- DIRECTIONS FOR THIS TASK:
Your task is to repeat only the lines from the one with "Emit a component" through the one with "const yTicks = [200, 600, 1000, 1400, 1800];", exactly as they stand, both ends included.

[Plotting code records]
— BEGIN —

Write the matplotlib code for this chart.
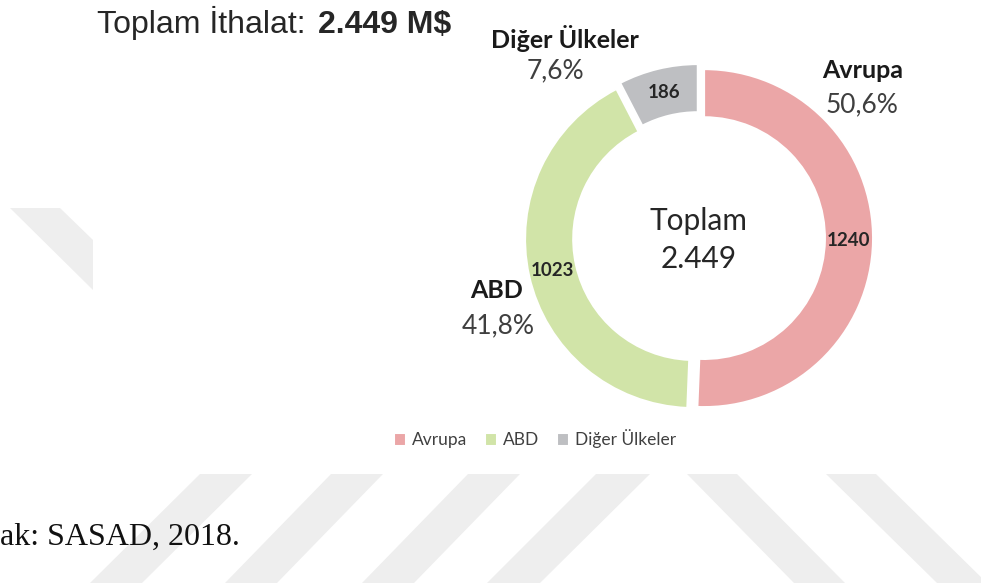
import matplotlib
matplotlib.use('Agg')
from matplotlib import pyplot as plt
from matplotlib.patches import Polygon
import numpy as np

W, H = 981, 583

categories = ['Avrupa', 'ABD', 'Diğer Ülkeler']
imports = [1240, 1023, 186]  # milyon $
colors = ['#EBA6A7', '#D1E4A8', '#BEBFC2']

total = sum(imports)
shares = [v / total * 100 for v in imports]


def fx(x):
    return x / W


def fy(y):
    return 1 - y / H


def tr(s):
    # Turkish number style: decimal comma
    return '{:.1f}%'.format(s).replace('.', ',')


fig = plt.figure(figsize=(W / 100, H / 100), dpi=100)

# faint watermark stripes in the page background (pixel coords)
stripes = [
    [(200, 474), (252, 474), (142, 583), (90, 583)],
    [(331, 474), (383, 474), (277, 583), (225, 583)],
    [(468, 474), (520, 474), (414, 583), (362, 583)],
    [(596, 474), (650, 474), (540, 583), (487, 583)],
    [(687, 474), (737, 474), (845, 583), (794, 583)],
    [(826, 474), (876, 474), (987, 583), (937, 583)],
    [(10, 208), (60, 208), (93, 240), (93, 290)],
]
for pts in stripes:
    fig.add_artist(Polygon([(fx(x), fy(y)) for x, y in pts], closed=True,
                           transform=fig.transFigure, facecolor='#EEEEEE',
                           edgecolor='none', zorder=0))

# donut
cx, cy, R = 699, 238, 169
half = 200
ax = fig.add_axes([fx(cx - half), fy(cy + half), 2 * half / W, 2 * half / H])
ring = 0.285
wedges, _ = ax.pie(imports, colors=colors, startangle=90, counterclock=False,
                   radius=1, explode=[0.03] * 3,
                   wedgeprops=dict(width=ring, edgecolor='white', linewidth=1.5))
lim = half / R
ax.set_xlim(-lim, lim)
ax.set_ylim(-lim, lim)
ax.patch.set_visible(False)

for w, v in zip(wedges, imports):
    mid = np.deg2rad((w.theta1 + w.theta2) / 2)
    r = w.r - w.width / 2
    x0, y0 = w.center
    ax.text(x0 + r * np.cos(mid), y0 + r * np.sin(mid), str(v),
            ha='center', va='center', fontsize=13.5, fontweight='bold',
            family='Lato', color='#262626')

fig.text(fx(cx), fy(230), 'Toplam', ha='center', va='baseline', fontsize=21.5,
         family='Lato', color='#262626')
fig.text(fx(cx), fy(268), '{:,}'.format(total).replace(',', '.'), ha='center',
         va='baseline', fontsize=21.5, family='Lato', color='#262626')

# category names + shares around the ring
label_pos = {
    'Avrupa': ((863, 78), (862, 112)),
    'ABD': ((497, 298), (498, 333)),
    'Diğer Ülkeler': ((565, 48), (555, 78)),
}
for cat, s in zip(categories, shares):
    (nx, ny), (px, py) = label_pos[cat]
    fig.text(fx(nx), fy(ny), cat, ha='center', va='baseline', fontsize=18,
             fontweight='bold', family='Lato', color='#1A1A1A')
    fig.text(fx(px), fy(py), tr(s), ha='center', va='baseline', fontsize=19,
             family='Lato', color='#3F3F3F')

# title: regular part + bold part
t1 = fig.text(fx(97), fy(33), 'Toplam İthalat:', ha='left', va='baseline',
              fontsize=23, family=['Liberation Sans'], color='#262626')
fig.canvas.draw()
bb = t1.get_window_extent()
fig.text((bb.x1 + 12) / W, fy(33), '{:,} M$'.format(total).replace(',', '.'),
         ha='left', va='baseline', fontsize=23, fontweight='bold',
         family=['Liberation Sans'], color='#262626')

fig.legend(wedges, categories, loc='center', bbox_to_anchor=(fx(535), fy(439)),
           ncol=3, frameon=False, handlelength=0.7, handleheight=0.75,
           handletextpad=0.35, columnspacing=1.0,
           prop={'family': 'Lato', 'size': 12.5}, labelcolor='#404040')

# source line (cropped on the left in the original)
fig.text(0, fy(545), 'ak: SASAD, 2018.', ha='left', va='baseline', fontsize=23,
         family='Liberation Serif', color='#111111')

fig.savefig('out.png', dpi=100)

— END —
— BEGIN —

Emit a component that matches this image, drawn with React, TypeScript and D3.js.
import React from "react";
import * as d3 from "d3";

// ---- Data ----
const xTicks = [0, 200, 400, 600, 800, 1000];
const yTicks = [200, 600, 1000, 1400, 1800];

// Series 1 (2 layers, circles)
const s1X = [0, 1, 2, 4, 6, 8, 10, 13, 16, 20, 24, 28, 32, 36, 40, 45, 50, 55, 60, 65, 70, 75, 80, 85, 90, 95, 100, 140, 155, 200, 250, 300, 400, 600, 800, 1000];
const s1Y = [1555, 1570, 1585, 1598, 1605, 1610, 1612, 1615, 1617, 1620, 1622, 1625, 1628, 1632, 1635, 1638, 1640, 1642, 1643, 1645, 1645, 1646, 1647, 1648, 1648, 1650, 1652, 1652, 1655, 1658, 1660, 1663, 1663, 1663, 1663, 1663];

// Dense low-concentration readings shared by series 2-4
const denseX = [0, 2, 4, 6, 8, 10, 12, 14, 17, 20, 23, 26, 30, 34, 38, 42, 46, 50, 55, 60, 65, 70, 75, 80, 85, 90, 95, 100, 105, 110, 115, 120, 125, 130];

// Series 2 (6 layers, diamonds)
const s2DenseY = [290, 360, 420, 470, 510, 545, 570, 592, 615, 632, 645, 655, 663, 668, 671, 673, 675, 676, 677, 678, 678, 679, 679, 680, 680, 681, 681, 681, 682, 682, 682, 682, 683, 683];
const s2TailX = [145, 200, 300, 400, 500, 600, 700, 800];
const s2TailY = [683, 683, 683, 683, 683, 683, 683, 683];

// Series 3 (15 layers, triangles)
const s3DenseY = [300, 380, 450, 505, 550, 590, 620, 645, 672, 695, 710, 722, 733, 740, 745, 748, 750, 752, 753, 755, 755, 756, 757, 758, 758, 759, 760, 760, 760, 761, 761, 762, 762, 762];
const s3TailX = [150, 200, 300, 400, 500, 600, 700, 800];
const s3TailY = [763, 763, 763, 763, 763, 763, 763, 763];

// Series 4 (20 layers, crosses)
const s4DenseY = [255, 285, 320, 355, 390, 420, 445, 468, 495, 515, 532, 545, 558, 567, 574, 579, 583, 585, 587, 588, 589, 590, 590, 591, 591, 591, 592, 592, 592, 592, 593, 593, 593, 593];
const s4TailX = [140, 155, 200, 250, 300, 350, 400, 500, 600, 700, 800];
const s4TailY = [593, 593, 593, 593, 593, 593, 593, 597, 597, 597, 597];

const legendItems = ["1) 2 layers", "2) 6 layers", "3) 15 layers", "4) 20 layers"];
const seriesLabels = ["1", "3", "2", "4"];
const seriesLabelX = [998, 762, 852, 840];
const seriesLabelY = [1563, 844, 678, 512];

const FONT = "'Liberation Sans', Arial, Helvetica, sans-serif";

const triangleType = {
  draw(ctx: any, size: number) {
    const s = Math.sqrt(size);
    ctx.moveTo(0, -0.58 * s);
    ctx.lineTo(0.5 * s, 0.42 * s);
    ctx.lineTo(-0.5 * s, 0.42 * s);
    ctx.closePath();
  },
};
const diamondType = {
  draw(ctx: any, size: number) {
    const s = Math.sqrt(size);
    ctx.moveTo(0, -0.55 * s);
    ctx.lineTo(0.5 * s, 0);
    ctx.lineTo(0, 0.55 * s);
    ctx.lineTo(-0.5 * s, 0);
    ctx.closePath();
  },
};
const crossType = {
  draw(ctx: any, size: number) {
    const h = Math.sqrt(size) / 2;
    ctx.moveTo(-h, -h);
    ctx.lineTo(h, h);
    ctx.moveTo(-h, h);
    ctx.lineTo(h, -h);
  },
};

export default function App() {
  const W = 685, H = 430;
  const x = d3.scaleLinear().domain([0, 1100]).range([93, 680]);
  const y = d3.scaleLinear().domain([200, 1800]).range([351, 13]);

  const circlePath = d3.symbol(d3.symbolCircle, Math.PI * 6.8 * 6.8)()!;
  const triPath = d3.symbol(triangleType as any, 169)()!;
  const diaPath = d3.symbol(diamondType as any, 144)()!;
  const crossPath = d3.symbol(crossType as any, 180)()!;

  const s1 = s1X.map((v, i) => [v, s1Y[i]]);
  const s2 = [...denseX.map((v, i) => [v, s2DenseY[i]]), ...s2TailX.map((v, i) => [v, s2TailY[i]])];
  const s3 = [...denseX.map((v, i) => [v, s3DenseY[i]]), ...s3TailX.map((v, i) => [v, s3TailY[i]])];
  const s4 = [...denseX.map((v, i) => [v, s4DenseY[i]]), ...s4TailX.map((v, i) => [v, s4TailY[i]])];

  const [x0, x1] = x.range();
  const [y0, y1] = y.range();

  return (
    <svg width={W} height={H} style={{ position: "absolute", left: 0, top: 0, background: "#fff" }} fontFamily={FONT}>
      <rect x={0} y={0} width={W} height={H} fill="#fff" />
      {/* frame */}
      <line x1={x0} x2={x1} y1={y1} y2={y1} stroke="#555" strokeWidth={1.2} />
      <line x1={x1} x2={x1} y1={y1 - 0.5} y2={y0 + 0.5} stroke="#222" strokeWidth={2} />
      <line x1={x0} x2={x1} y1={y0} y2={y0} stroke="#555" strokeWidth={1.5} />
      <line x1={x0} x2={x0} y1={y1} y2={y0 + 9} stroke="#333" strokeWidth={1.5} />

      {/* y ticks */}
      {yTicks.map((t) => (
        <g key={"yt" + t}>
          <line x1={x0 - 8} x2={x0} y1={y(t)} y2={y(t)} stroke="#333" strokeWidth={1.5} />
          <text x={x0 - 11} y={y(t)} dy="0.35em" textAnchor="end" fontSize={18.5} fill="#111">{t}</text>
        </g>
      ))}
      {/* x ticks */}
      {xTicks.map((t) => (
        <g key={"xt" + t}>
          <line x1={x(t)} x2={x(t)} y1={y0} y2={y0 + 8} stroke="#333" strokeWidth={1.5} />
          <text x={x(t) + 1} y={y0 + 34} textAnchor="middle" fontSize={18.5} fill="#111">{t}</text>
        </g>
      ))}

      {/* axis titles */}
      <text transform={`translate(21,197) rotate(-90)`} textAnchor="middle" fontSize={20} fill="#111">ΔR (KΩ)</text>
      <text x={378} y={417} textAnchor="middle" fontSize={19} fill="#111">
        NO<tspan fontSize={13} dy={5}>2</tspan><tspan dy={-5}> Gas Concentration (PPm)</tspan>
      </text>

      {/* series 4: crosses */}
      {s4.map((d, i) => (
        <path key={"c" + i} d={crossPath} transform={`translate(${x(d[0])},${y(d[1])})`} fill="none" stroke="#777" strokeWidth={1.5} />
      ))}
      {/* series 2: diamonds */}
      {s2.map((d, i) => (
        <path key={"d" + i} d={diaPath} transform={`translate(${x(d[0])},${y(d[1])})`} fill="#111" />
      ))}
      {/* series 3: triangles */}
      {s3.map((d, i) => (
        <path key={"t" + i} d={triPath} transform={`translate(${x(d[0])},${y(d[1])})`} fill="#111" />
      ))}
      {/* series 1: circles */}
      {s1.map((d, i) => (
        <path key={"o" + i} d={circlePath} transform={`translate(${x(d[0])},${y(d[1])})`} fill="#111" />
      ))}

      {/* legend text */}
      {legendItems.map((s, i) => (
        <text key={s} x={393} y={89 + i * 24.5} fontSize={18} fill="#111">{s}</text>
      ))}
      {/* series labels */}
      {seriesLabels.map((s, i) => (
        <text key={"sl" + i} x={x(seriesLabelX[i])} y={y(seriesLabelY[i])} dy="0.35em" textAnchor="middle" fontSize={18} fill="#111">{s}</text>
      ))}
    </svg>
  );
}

— END —

- EXPECTED OUTPUT:
Emit a component that matches this image, drawn with React, TypeScript and D3.js.
import React from "react";
import * as d3 from "d3";

// ---- Data ----
const xTicks = [0, 200, 400, 600, 800, 1000];
const yTicks = [200, 600, 1000, 1400, 1800];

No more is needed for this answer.